# Exercise goal
Omit all images, then return the remaining material exactly as it stands.

# Supplied data
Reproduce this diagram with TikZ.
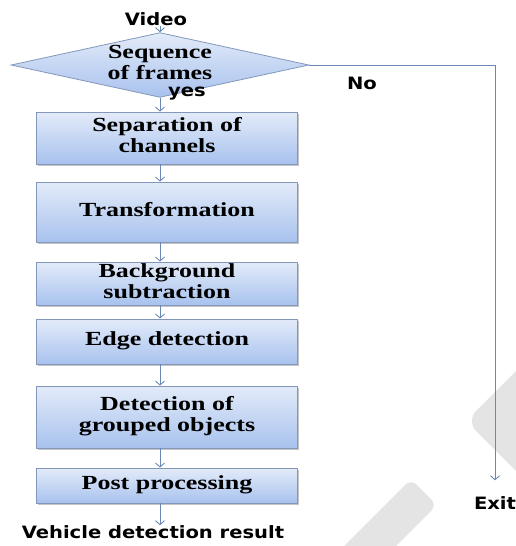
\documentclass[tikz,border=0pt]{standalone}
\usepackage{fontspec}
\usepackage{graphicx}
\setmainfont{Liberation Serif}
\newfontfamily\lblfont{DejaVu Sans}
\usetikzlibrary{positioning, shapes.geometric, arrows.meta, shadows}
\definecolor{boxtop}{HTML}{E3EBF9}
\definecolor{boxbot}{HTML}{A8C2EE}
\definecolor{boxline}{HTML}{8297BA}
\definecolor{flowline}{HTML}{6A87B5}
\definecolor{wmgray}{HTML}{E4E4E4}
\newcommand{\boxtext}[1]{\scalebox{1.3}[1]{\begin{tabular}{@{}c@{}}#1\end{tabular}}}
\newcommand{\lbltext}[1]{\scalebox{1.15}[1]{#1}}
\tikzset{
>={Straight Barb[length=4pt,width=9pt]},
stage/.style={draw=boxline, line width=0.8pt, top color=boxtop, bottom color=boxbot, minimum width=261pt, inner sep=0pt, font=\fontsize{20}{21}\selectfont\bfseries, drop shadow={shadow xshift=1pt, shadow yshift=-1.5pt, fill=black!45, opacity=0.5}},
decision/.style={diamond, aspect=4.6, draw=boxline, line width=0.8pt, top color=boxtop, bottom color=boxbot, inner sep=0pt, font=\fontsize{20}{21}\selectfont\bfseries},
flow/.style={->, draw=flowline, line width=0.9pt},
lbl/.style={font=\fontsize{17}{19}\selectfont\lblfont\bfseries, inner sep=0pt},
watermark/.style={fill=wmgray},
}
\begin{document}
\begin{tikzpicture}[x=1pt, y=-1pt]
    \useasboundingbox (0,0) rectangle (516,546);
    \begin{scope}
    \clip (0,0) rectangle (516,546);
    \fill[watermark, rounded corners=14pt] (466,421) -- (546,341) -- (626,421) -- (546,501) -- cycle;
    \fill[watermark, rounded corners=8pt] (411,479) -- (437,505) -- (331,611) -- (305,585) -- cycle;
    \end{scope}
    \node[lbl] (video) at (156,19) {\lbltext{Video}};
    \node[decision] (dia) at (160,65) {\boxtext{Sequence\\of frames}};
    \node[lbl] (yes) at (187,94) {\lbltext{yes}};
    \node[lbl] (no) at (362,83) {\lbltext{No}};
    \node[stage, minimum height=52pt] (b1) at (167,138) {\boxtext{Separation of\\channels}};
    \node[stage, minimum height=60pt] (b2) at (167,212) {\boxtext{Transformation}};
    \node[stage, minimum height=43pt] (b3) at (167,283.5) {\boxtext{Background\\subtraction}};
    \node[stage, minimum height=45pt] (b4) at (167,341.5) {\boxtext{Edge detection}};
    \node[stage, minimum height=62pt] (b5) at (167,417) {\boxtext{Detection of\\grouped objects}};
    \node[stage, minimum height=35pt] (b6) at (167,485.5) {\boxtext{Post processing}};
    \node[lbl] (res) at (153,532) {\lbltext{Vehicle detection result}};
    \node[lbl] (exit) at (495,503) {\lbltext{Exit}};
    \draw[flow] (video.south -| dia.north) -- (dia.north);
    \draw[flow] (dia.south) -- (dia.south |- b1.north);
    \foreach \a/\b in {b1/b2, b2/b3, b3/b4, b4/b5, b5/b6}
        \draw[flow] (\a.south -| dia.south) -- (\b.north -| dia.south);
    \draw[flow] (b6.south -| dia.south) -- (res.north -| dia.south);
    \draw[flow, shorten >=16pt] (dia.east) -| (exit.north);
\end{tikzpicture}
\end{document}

# Full solution
Reproduce this diagram with TikZ.
\documentclass[tikz,border=0pt]{standalone}
\usepackage{fontspec}
\usepackage{graphicx}
\setmainfont{Liberation Serif}
\newfontfamily\lblfont{DejaVu Sans}
\usetikzlibrary{positioning, shapes.geometric, arrows.meta, shadows}
\definecolor{boxtop}{HTML}{E3EBF9}
\definecolor{boxbot}{HTML}{A8C2EE}
\definecolor{boxline}{HTML}{8297BA}
\definecolor{flowline}{HTML}{6A87B5}
\definecolor{wmgray}{HTML}{E4E4E4}
\newcommand{\boxtext}[1]{\scalebox{1.3}[1]{\begin{tabular}{@{}c@{}}#1\end{tabular}}}
\newcommand{\lbltext}[1]{\scalebox{1.15}[1]{#1}}
\tikzset{
>={Straight Barb[length=4pt,width=9pt]},
stage/.style={draw=boxline, line width=0.8pt, top color=boxtop, bottom color=boxbot, minimum width=261pt, inner sep=0pt, font=\fontsize{20}{21}\selectfont\bfseries, drop shadow={shadow xshift=1pt, shadow yshift=-1.5pt, fill=black!45, opacity=0.5}},
decision/.style={diamond, aspect=4.6, draw=boxline, line width=0.8pt, top color=boxtop, bottom color=boxbot, inner sep=0pt, font=\fontsize{20}{21}\selectfont\bfseries},
flow/.style={->, draw=flowline, line width=0.9pt},
lbl/.style={font=\fontsize{17}{19}\selectfont\lblfont\bfseries, inner sep=0pt},
watermark/.style={fill=wmgray},
}
\begin{document}
\begin{tikzpicture}[x=1pt, y=-1pt]
    \useasboundingbox (0,0) rectangle (516,546);
    \begin{scope}
    \clip (0,0) rectangle (516,546);
    \fill[watermark, rounded corners=14pt] (466,421) -- (546,341) -- (626,421) -- (546,501) -- cycle;
    \fill[watermark, rounded corners=8pt] (411,479) -- (437,505) -- (331,611) -- (305,585) -- cycle;
    \end{scope}
    \node[lbl] (video) at (156,19) {\lbltext{Video}};
    \node[decision] (dia) at (160,65) {\boxtext{Sequence\\of frames}};
    \node[lbl] (yes) at (187,94) {\lbltext{yes}};
    \node[lbl] (no) at (362,83) {\lbltext{No}};
    \node[stage, minimum height=52pt] (b1) at (167,138) {\boxtext{Separation of\\channels}};
    \node[stage, minimum height=60pt] (b2) at (167,212) {\boxtext{Transformation}};
    \node[stage, minimum height=43pt] (b3) at (167,283.5) {\boxtext{Background\\subtraction}};
    \node[stage, minimum height=45pt] (b4) at (167,341.5) {\boxtext{Edge detection}};
    \node[stage, minimum height=62pt] (b5) at (167,417) {\boxtext{Detection of\\grouped objects}};
    \node[stage, minimum height=35pt] (b6) at (167,485.5) {\boxtext{Post processing}};
    \node[lbl] (res) at (153,532) {\lbltext{Vehicle detection result}};
    \node[lbl] (exit) at (495,503) {\lbltext{Exit}};
    \draw[flow] (video.south -| dia.north) -- (dia.north);
    \draw[flow] (dia.south) -- (dia.south |- b1.north);
    \foreach \a/\b in {b1/b2, b2/b3, b3/b4, b4/b5, b5/b6}
        \draw[flow] (\a.south -| dia.south) -- (\b.north -| dia.south);
    \draw[flow] (b6.south -| dia.south) -- (res.north -| dia.south);
    \draw[flow, shorten >=16pt] (dia.east) -| (exit.north);
\end{tikzpicture}
\end{document}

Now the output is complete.